Copy every line of the records below that holds the word "Clone".

┌─ MATERIAL SUPPLIED

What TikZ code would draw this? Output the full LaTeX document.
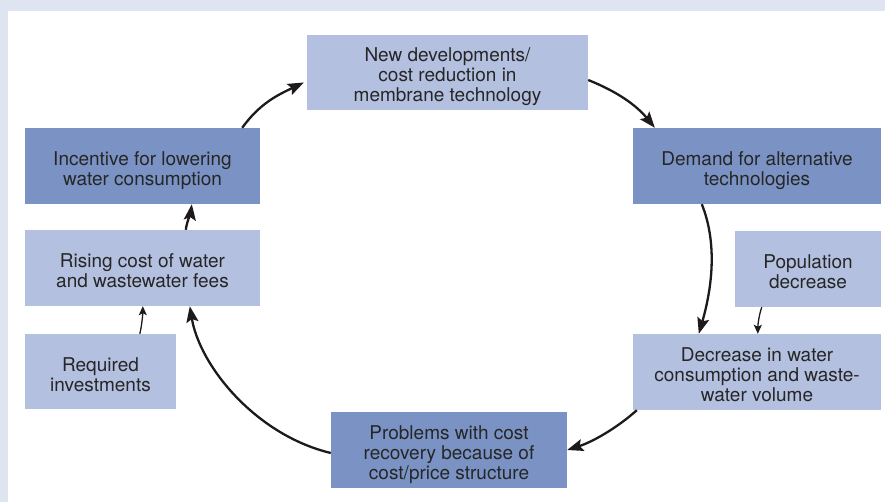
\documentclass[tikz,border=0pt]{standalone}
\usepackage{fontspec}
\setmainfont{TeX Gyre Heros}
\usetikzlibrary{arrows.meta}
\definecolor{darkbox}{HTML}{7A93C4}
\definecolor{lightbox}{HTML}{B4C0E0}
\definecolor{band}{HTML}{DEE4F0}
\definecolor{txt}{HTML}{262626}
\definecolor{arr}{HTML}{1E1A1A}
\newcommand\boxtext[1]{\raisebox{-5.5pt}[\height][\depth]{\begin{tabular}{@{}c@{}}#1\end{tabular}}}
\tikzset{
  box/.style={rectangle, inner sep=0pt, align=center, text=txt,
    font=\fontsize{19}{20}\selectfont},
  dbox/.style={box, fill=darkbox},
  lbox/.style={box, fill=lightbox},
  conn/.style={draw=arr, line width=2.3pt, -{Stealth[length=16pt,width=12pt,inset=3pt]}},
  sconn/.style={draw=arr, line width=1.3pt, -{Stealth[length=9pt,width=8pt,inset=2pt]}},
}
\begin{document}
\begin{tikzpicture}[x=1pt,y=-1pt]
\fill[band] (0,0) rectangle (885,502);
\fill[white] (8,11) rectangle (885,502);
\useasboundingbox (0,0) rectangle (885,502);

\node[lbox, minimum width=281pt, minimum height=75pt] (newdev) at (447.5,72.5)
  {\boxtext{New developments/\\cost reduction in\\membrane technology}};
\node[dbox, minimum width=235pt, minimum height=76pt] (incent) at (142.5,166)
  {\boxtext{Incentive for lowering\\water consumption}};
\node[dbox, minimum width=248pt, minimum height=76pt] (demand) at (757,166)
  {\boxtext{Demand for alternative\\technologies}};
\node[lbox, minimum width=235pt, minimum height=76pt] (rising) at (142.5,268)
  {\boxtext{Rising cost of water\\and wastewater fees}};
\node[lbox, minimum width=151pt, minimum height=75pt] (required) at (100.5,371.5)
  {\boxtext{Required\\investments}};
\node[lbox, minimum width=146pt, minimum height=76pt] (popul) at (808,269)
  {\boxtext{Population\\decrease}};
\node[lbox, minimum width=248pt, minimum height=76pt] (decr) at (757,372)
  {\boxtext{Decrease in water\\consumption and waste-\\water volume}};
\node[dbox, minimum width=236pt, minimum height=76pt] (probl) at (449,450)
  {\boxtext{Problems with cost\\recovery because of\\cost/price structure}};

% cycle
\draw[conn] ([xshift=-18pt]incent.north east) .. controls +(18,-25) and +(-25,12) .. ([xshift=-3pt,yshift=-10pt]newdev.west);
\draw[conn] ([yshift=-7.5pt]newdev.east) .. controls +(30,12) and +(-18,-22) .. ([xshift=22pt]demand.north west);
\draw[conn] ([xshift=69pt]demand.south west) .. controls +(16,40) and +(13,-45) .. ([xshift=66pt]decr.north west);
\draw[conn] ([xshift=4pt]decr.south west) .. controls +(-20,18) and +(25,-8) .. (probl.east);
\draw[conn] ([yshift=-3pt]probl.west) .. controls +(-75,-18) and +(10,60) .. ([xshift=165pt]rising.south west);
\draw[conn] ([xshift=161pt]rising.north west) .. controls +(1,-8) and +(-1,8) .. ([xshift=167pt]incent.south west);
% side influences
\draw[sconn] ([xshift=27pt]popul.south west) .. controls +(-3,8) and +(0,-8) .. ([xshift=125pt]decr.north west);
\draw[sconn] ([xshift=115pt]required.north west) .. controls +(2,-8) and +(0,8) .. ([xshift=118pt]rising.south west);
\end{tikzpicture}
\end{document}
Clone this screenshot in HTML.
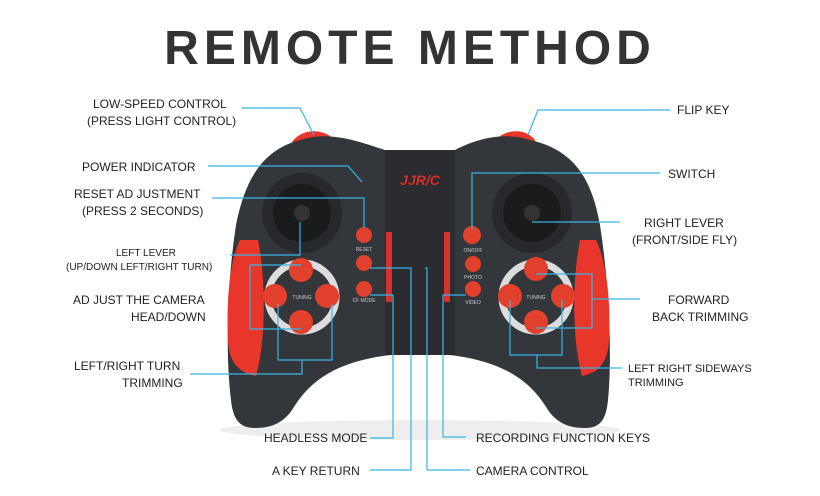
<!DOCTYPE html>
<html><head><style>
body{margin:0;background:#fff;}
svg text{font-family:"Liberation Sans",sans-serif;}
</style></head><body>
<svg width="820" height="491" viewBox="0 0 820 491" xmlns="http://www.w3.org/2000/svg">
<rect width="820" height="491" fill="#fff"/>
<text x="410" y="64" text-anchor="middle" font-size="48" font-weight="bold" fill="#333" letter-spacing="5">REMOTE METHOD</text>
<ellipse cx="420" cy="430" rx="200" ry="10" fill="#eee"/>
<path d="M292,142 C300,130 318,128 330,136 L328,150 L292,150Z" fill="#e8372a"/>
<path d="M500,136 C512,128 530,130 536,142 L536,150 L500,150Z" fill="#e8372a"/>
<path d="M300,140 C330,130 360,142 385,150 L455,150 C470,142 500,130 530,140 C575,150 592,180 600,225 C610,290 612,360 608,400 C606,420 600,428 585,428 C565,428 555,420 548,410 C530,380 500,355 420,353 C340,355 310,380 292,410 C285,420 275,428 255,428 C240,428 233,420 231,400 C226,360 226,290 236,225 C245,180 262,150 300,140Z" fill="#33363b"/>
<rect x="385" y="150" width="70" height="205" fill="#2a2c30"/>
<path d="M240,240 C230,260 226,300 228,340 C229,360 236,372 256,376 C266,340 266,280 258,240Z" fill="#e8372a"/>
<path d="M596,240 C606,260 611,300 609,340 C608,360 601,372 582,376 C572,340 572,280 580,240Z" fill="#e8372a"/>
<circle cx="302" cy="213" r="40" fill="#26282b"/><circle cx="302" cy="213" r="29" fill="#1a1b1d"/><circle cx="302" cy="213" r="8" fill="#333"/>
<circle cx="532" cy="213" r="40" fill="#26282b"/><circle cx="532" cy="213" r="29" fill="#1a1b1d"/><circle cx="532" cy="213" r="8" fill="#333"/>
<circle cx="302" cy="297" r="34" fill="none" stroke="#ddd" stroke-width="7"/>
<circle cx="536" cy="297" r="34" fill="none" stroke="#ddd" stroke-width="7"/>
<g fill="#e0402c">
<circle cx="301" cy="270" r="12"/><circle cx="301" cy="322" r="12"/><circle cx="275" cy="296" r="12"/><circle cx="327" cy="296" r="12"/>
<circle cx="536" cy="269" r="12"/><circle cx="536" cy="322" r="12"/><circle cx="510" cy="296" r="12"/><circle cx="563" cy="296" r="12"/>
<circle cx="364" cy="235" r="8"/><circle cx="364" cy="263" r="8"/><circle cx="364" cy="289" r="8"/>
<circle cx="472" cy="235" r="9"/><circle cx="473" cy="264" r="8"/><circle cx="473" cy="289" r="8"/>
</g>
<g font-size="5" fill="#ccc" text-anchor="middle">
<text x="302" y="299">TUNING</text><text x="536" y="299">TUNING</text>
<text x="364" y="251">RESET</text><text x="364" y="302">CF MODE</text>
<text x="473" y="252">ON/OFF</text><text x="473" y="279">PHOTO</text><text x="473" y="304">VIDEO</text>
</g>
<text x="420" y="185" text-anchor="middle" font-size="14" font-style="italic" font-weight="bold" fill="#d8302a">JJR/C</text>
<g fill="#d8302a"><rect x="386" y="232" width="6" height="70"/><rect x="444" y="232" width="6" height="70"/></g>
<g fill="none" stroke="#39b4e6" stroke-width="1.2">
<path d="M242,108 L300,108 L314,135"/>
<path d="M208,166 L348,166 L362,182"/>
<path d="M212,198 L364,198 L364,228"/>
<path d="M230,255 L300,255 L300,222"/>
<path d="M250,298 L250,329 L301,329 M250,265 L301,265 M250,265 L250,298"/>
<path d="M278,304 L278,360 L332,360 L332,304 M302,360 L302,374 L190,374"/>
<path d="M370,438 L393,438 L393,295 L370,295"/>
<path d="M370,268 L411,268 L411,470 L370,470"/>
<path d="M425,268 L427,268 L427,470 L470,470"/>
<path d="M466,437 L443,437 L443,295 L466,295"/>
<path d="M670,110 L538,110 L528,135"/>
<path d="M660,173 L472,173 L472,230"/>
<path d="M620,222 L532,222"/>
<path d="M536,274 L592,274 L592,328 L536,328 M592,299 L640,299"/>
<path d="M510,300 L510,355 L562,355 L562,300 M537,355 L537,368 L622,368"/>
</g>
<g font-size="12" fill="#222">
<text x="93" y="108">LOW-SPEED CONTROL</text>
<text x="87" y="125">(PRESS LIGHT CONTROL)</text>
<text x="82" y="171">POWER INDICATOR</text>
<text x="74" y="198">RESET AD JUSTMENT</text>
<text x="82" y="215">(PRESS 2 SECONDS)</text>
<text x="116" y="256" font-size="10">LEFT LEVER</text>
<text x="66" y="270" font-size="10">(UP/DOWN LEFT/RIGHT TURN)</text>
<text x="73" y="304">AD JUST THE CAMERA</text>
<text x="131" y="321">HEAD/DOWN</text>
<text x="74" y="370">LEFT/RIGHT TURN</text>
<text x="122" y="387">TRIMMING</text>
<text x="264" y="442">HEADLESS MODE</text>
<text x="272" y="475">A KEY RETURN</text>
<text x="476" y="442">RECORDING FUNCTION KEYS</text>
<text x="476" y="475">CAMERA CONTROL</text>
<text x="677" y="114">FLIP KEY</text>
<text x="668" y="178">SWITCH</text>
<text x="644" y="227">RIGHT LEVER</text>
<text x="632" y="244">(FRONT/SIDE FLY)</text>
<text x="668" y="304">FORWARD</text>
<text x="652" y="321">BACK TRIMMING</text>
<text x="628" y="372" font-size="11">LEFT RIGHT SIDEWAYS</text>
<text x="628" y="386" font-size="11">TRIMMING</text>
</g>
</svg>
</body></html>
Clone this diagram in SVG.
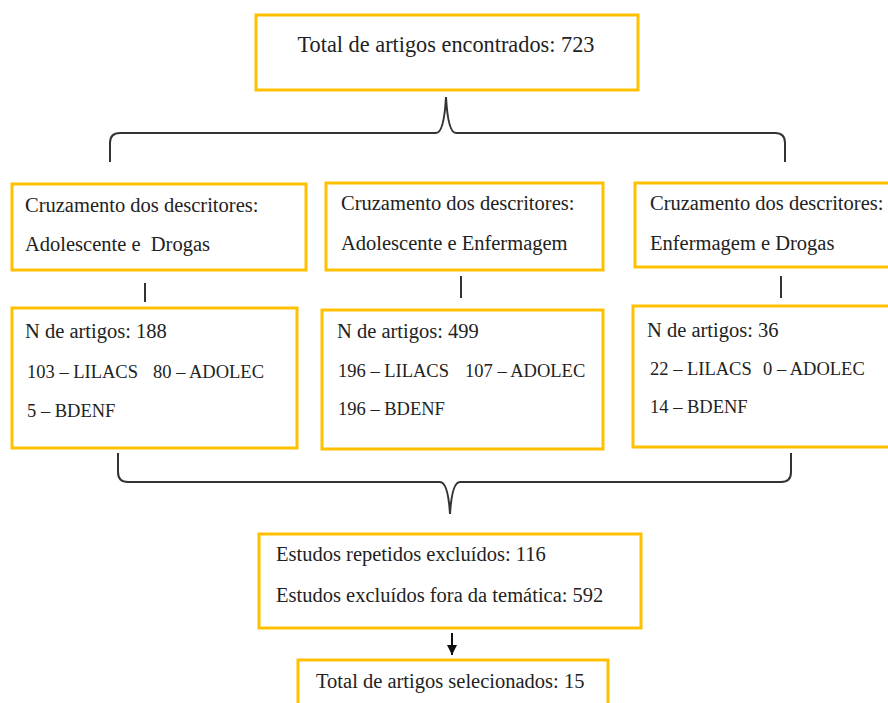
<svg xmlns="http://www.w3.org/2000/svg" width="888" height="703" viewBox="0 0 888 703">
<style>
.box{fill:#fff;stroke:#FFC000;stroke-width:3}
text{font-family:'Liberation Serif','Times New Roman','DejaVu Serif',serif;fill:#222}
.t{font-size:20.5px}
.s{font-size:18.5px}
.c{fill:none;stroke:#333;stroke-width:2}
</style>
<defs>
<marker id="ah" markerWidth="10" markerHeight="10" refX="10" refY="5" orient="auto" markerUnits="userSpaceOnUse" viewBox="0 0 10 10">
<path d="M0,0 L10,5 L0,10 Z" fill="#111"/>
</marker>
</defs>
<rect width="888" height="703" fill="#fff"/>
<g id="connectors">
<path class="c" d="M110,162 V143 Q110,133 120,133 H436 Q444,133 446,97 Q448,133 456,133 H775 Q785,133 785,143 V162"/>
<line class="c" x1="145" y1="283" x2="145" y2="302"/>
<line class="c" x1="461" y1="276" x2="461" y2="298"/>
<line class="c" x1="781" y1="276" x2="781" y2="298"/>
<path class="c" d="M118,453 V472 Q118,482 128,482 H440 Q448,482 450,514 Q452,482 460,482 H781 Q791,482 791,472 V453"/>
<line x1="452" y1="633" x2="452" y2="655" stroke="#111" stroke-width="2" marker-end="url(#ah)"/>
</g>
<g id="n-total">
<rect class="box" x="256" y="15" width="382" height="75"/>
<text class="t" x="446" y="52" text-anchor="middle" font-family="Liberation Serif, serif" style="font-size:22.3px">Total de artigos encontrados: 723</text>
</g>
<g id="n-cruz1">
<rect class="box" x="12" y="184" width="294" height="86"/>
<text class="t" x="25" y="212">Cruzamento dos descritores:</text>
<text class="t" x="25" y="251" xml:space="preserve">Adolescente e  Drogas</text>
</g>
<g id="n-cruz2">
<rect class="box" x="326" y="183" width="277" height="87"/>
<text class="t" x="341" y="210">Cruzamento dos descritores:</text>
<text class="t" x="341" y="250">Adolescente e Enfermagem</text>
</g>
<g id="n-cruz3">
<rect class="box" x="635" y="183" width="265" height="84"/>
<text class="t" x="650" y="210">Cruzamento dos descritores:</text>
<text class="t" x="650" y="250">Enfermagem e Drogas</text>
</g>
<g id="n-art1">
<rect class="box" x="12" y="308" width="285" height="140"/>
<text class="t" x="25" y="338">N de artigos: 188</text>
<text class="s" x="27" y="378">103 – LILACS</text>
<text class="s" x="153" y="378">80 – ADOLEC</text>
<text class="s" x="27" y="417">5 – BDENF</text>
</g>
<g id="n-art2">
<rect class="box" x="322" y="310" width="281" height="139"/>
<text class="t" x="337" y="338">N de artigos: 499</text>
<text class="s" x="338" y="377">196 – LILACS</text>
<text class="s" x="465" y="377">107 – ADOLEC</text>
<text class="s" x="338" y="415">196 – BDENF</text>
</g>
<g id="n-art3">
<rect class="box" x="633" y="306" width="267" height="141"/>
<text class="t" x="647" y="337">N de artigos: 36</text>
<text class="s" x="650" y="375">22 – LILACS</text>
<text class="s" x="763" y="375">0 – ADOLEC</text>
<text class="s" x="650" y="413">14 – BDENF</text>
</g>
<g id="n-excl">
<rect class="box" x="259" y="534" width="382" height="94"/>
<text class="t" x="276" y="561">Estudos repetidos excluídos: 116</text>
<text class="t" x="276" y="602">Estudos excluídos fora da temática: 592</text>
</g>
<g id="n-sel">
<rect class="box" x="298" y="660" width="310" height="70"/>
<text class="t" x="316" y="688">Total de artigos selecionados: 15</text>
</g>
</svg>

└─

▸ **REPLY TO THE TASK**:
Clone this screenshot in HTML.
Clone this diagram in SVG.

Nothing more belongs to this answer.